La fraude aux aides publiques a mobilisé Tracfin en 2020

Jérémie Gatignol
Le nombre de déclarations de soupçon issues du secteur financier est en hausse de 18% en 2020.

Tracfin, la cellule de renseignement financier française, vient de publier son rapport d’activité pour l’année 2020. Une activité en hausse ces dernières années puisque le nombre d’informations a été multiplié par 2,5 depuis 2015. L’an dernier n’a pas dérogé à la règle avec une augmentation de 16% (115.601) du nombre d’informations reçues.

Dans le détail, le nombre de déclarations de soupçon issues du secteur financier était en hausse de 18% en 2020. Il représentait 94% du flux déclaratif total, soit une stabilité par rapport à l’année 2019. Les banques et établissements de crédit demeurent les premiers contributeurs avec 62.033 signalements effectués (+10%) pour un enjeu financier total de 23,9 milliards d’euros.

L’activité déclarative des professions non-financières est stable (+1%), mais ne traduit pas les grandes disparités selon les professions.

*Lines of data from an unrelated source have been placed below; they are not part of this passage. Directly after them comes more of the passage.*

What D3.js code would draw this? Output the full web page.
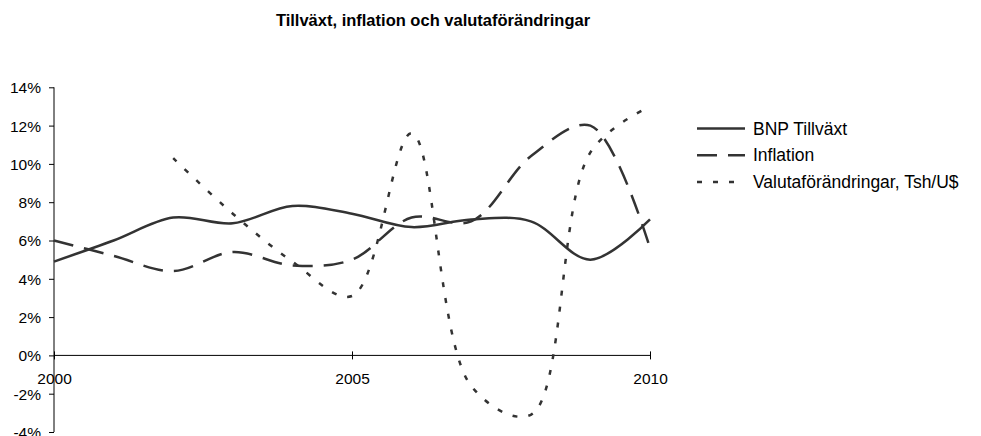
<!DOCTYPE html>
<html>
<head>
<meta charset="utf-8">
<script src="https://cdn.jsdelivr.net/npm/d3@7"></script>
<style>
  body { margin: 0; background: #fff; }
  text { font-family: "Liberation Sans", Arial, sans-serif; fill: #000; }
</style>
</head>
<body>
<script>
// Data
const years = [2000, 2001, 2002, 2003, 2004, 2005, 2006, 2007, 2008, 2009, 2010];
const bnp = [4.9, 6.0, 7.2, 6.9, 7.8, 7.4, 6.7, 7.1, 7.0, 5.0, 7.1];
const inflation = [6.0, 5.2, 4.4, 5.4, 4.7, 5.0, 7.2, 7.0, 10.4, 12.0, 5.6];
const valuta = [null, null, 10.3, 7.4, 4.9, 3.1, 11.6, -1.6, -3.1, 10.6, 13.0];
const seriesNames = ["BNP Tillväxt", "Inflation", "Valutaförändringar, Tsh/U$"];
const xTickYears = [2000, 2005, 2010];
const yTicks = [-4, -2, 0, 2, 4, 6, 8, 10, 12, 14];

const svgWidth = 981, svgHeight = 436;

const svg = d3.select("body").append("svg")
    .attr("width", svgWidth)
    .attr("height", svgHeight);

// Title
svg.append("text")
    .attr("x", 433)
    .attr("y", 26)
    .attr("text-anchor", "middle")
    .style("font-size", "16.5px")
    .style("font-weight", "bold")
    .text("Tillväxt, inflation och valutaförändringar");

// Scales
const x = d3.scaleLinear().domain([2000, 2010]).range([54, 650]);
const y = d3.scaleLinear().domain([-4, 14]).range([432, 87.3]);

// Y axis
const yAxis = svg.append("g")
    .attr("transform", "translate(54,0)")
    .call(d3.axisLeft(y).tickValues(yTicks).tickSize(5).tickPadding(8)
        .tickFormat(d => d + "%"));
yAxis.select(".domain").attr("stroke", "#000").attr("d", `M0,${y(-4)}V${y(14)}`);
yAxis.selectAll("text").style("font-size", "15.5px").attr("dy", "0.35em");

// X axis at 0%
const xAxis = svg.append("g")
    .attr("transform", `translate(0,${y(0)})`)
    .call(d3.axisBottom(x).tickValues(xTickYears).tickSize(0).tickFormat(d3.format("d")));
xAxis.select(".domain").attr("stroke", "#000").attr("d", `M${x(2000)},0H${x(2010)}`);
xAxis.selectAll(".tick line").attr("y1", -4).attr("y2", 4).attr("stroke", "#000");
xAxis.selectAll("text").style("font-size", "15.5px").attr("y", 18).attr("dy", "0.71em");

// Lines
const styles = [
    { data: bnp, dash: null },
    { data: inflation, dash: "20,11" },
    { data: valuta, dash: "5,11" }
];

const line = d3.line()
    .x(d => x(d[0]))
    .y(d => y(d[1]))
    .curve(d3.curveCatmullRom.alpha(0.5));

styles.forEach(function(s) {
    const pts = years.map((yr, i) => [yr, s.data[i]]).filter(d => d[1] !== null);
    svg.append("path")
        .datum(pts)
        .attr("fill", "none")
        .attr("stroke", "#333")
        .attr("stroke-width", 2.5)
        .attr("stroke-dasharray", s.dash)
        .attr("d", line);
});

// Legend
const legend = svg.selectAll(".legend")
    .data(seriesNames)
    .enter().append("g")
    .attr("class", "legend")
    .attr("transform", (d, i) => `translate(697,${128.5 + i * 26.7})`);

legend.append("line")
    .attr("x1", 0).attr("x2", 48)
    .attr("stroke", "#333")
    .attr("stroke-width", 2.5)
    .attr("stroke-dasharray", (d, i) => styles[i].dash);

legend.append("text")
    .attr("x", 56)
    .attr("dy", "0.35em")
    .style("font-size", "17.5px")
    .text(d => d);
</script>
</body>
</html>
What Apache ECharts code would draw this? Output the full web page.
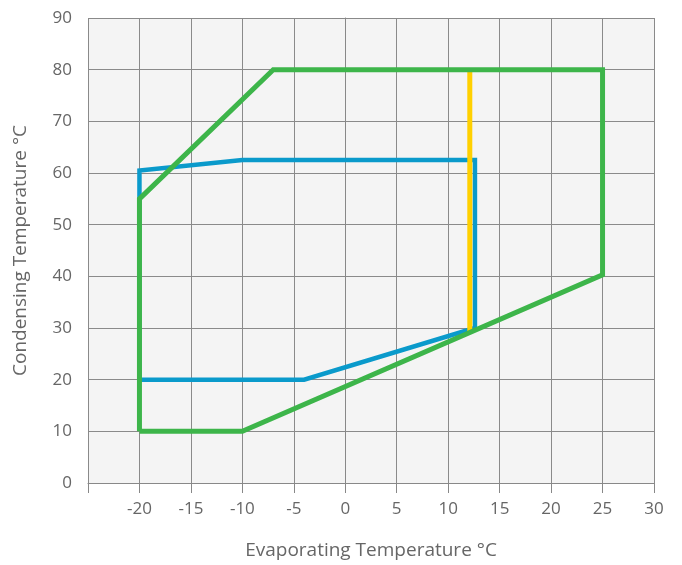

Ainsi, la baisse du nombre de signalements de certaines professions (notaires, huissiers de justice, professionnels de l’immobilier) est compensée par la hausse du nombre des déclarations de soupçon adressées en 2020 par les greffiers des tribunaux de commerce, nouvellement assujettis au dispositif LCB-FT, et par les opérateurs de jeux en ligne (+61%).

Fraude à l’aide publique

L’année dernière, Tracfin a transmis 3.033 notes d’information et de renseignement à ses partenaires : autorité judiciaire, administrations, services de renseignement et cellules de renseignement financier étrangères. 67.239 actes d’investigation ont été réalisés par les agents du service.

Pandémie oblige, la grosse activité de Tracfin l’an dernier aura été la détection et le traitement de dossiers « présentant des atteintes aux finances publiques et en particulier en matière de fraudes aux dispositifs de soutien à l’activité économique dévoyés à des fins d’escroquerie », explique la cellule dans son rapport. Elle précise que la restitution des typologies de fraude aux déclarants dès le printemps 2020 a permis de diffuser des critères d’alerte destinés à aiguiller les déclarants dans la détection de détournements frauduleux.

Le dispositif de chômage partiel a été particulièrement ciblé par les escroqueries. Tracfin a constaté qu’une majorité des dossiers combinaient à la fois des fraudes au chômage partiel et des fraudes au fonds de solidarité, « ce qui laisse présager l’existence de réseaux organisés de détournement des dispositifs publics mis en place dans le cadre de la crise », souligne le rapport.

Par ailleurs, Tracfin a également détecté une tendance au détournement de subventions publiques délivrées pour la formation professionnelle, notamment dans le cadre de l’activation du compte personnel de formation. 

L’autre gros morceau de la cellule aura évidemment été sa lutte contre le blanchiment d’argent et le financement du terrorisme (LCB-FT). Plusieurs nouvelles réglementations dans le cadre du dispositif LCB-FT, comme l’encadrement des transactions en cryptoactifs, ont permis l’ouverture de nouvelles informations.

Qu’est-ce que Tracfin ?

Tracfin est la cellule de renseignement financier française placée sous l’autorité de Bruno Le Maire, ministre de l’Economie, des Finances et de la Relance, et d’Olivier Dussopt, ministre délégué chargé des Comptes publics, ainsi qu’un service de renseignement du 1er Cercle. Le service recueille, enrichit et analyse les informations relatives à des opérations financières suspectes sous l’angle de ses trois missions : la lutte contre la criminalité économique et financière, la lutte contre la fraude aux finances publiques, la défense des intérêts fondamentaux de la Nation. La cellule, qui a fêté ses 30 ans d’existence en 2020, a vu ses effectifs augmenter de 60 % depuis 2015 à 191 agents actuellement.